I came to understand that no one asked more questions than Luke and that he was genuinely interested in the world and in people. He wanted to know. But the questions weren’t just for him. Luke’s questions were a way of helping the people he talked to understand themselves.
And Luke asks the right questions. He asks questions about what drives you, where your head is, where you’ve been and where you’re going. But then sometimes when Luke asks a question to you, you realize that the most vital thing is that you’ve got a question to answer and a friend that cares to listen. Sometimes the question doesn’t have to be meaningful. It can just be, what songs can you play? And that opens a whole world.
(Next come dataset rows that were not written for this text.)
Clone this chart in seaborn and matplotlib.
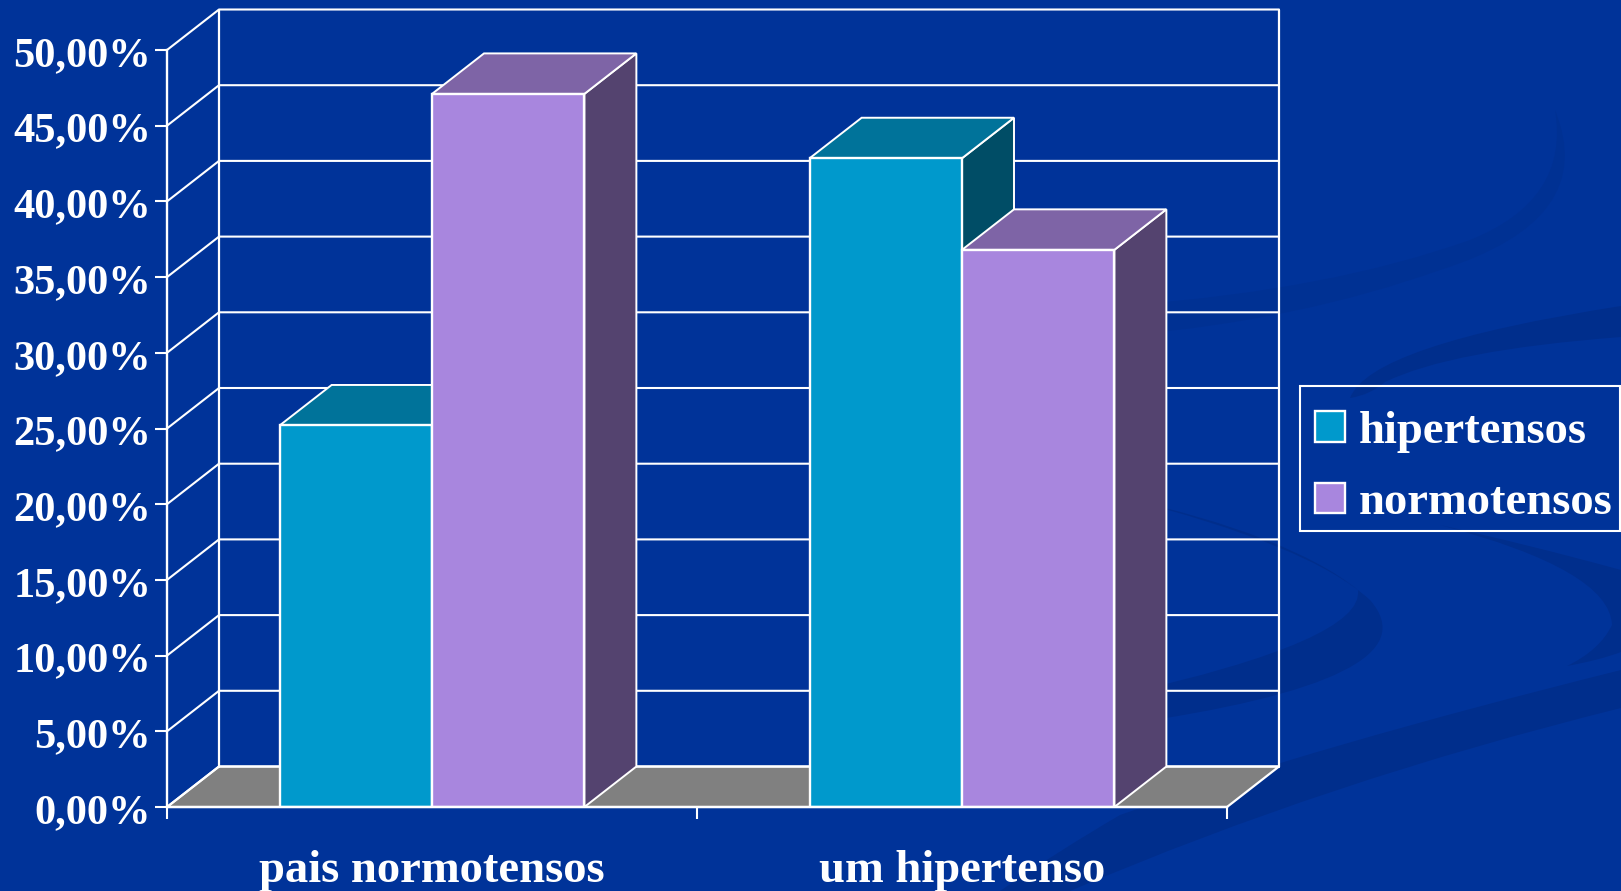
import pandas as pd
import matplotlib
matplotlib.use('Agg')
import matplotlib.pyplot as plt
from matplotlib.patches import PathPatch, Polygon, Rectangle
from matplotlib.path import Path
from matplotlib.transforms import ScaledTranslation
import seaborn as sns

categorias = ['pais normotensos', 'um hipertenso']
hipertensos = [25.2, 42.85]
normotensos = [47.1, 36.8]
series = ['hipertensos', 'normotensos']
y_ticks = [0, 5, 10, 15, 20, 25, 30, 35, 40, 45, 50]
y_labels = ['0,00%', '5,00%', '10,00%', '15,00%', '20,00%', '25,00%',
            '30,00%', '35,00%', '40,00%', '45,00%', '50,00%']

BG = '#003399'
SWOOSH = '#002E8C'
SWOOSH_FAINT = '#003193'
WHITE = '#FFFFFF'
FLOOR = '#808080'
# front, top, side of each series
COLORS = {'hipertensos': ('#0099CC', '#00739A', '#004D66'),
          'normotensos': ('#A886DE', '#7E64A6', '#54436F')}

df = pd.DataFrame({
    'grupo': categorias * 2,
    'serie': [series[0]] * 2 + [series[1]] * 2,
    'valor': hipertensos + normotensos,
})

sns.set_theme(style='white')
plt.rcParams['font.family'] = ['Liberation Serif', 'DejaVu Serif']
plt.rcParams['font.weight'] = 'bold'

W, H = 1621, 891
fig = plt.figure(figsize=(W / 100, H / 100), dpi=100, facecolor=BG)

# background swooshes, slide decoration (pixel coordinates)
bg = fig.add_axes([0, 0, 1, 1], zorder=0)
bg.set_xlim(0, W)
bg.set_ylim(H, 0)
bg.axis('off')


def swoosh(points, color=SWOOSH):
    verts = [points[0]]
    codes = [Path.MOVETO]
    for p in points[1:]:
        verts.append(p)
        codes.append(Path.CURVE3)
    if (len(verts) - 1) % 2:
        verts.append(verts[-1])
        codes.append(Path.LINETO)
    bg.add_patch(PathPatch(Path(verts, codes), fc=color, ec='none'))


swoosh([(1130, 305), (1330, 290), (1470, 240), (1570, 200), (1555, 110),
        (1600, 220), (1440, 270), (1300, 320), (1130, 335)], SWOOSH_FAINT)
swoosh([(1350, 398), (1370, 345), (1621, 306), (1621, 320), (1621, 337),
        (1450, 350), (1385, 382), (1370, 395), (1350, 398)])
swoosh([(1120, 497), (1290, 535), (1358, 590), (1365, 640), (1120, 695),
        (1120, 710), (1120, 725), (1440, 680), (1370, 600),
        (1310, 545), (1120, 497)])
swoosh([(1440, 525), (1610, 570), (1612, 625), (1600, 650), (1567, 666),
        (1600, 660), (1621, 652), (1621, 610), (1621, 570), (1530, 545), (1440, 525)])
swoosh([(1621, 670), (1320, 745), (1120, 815), (1060, 850), (1000, 891),
        (1030, 891), (1070, 891), (1330, 780), (1621, 708), (1621, 690), (1621, 670)])

# legend box runs up to the edge of the slide
bg.add_patch(Rectangle((1300, 386), 320, 144.5, fc='none', ec=WHITE, lw=1.5))

# front plane of the chart
ax = fig.add_axes([167 / W, (H - 807) / H, 1060 / W, 757 / H], zorder=1)
ax.patch.set_alpha(0)

sns.barplot(data=df, x='grupo', y='valor', hue='serie', order=categorias,
            hue_order=series, palette={s: COLORS[s][0] for s in series},
            width=0.575, gap=0, saturation=1, edgecolor=WHITE, linewidth=1.7,
            ax=ax, zorder=5)

x0, x1 = -0.5, 1.5
ax.set_xlim(x0, x1)
ax.set_ylim(0, 50)
dx = 52 / 530
dy = 40.5 / 757 * 50

# floor and walls
ax.add_patch(Polygon([(x0, 0), (x1, 0), (x1 + dx, dy), (x0 + dx, dy)], closed=True,
                     fc=FLOOR, ec=WHITE, lw=1.6, clip_on=False, zorder=1))
for t in y_ticks:
    ax.plot([x0, x0 + dx, x1 + dx], [t, t + dy, t + dy], color=WHITE, lw=1.5,
            clip_on=False, zorder=2)
for xb in (x0 + dx, x1 + dx):
    ax.plot([xb, xb], [dy, 50 + dy], color=WHITE, lw=1.6, clip_on=False, zorder=2)

# 3D faces of the bars
n = 0
for cont, s in zip(ax.containers, series):
    front, top, side = COLORS[s]
    for bar in cont:
        xa = bar.get_x()
        xb = xa + bar.get_width()
        h = bar.get_height()
        order = 5 + n
        bar.set_zorder(order + 0.2)
        ax.add_patch(Polygon([(xb, 0), (xb + dx, dy), (xb + dx, h + dy), (xb, h)],
                             closed=True, fc=side, ec=WHITE, lw=1.4,
                             clip_on=False, zorder=order))
        ax.add_patch(Polygon([(xa, h), (xb, h), (xb + dx, h + dy), (xa + dx, h + dy)],
                             closed=True, fc=top, ec=WHITE, lw=1.4,
                             clip_on=False, zorder=order + 0.1))
        n += 1

for sp in ('top', 'right'):
    ax.spines[sp].set_visible(False)
for sp in ('left', 'bottom'):
    ax.spines[sp].set_color(WHITE)
    ax.spines[sp].set_linewidth(1.7)
    ax.spines[sp].set_zorder(20)

ax.set_xlabel('')
ax.set_ylabel('')
ax.set_yticks(y_ticks)
ax.set_yticklabels(y_labels)
ax.tick_params(axis='y', colors=WHITE, length=8.5, width=1.5, labelsize=30.5, pad=3, left=True)
ax.set_xticks([0, 1])
ax.set_xticklabels(categorias)
ax.set_xticks([x0, 0.5, x1], minor=True)
ax.tick_params(axis='x', which='major', colors=WHITE, length=0, labelsize=33.6, pad=31)
ax.tick_params(axis='x', which='minor', color=WHITE, length=8.5, width=1.5, bottom=True)

# the y labels sit a little below their ticks
shift = ScaledTranslation(0, -6 / 100, fig.dpi_scale_trans)
for lab in ax.get_yticklabels():
    lab.set_verticalalignment('center')
    lab.set_transform(lab.get_transform() + shift)

handles, labels = ax.get_legend_handles_labels()
leg = ax.legend(handles, labels, loc='upper left',
                bbox_to_anchor=(1315 / W, (H - 411) / H), bbox_transform=fig.transFigure,
                frameon=False, fontsize=33.6, labelcolor=WHITE,
                handlelength=0.64, handleheight=0.64, handletextpad=0.29,
                labelspacing=0.63, borderaxespad=0, borderpad=0)
leg.set_zorder(30)

fig.savefig('out.png', dpi=100, facecolor=BG)
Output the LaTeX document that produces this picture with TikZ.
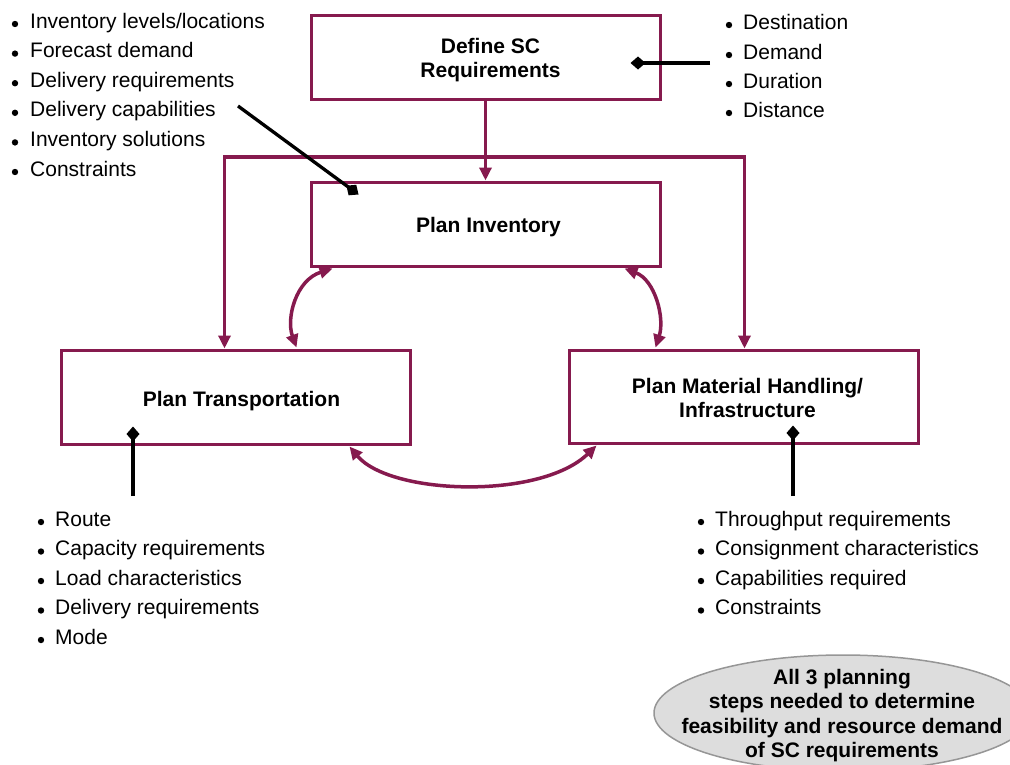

Luke’s The Field of Plenty is a book of questions. When a young man, Mitchell, with a future in football loses his father, he loses touch with who he is. After suffering an injury and taking pills to mask physical pain, Mitchell discovers the pills can mask other kinds of pain too. The journey back to wholeness requires Mitchell to look at himself again and accept the broken parts. And simultaneously he has to look at others and accept them—like his mother who has her own substance abuse problem. Ultimately, the great question in this book is, “How do we experience a life of plenty? How do we live in fulfilment?” Like Mitchell, we all have our own answers to those questions, but they aren’t always the right ones. It takes bravery to look in a mirror and find fulfillment in what we see, all the broken parts included.
With Field of Plenty, we have Luke to thank for asking all the big questions and the small ones too.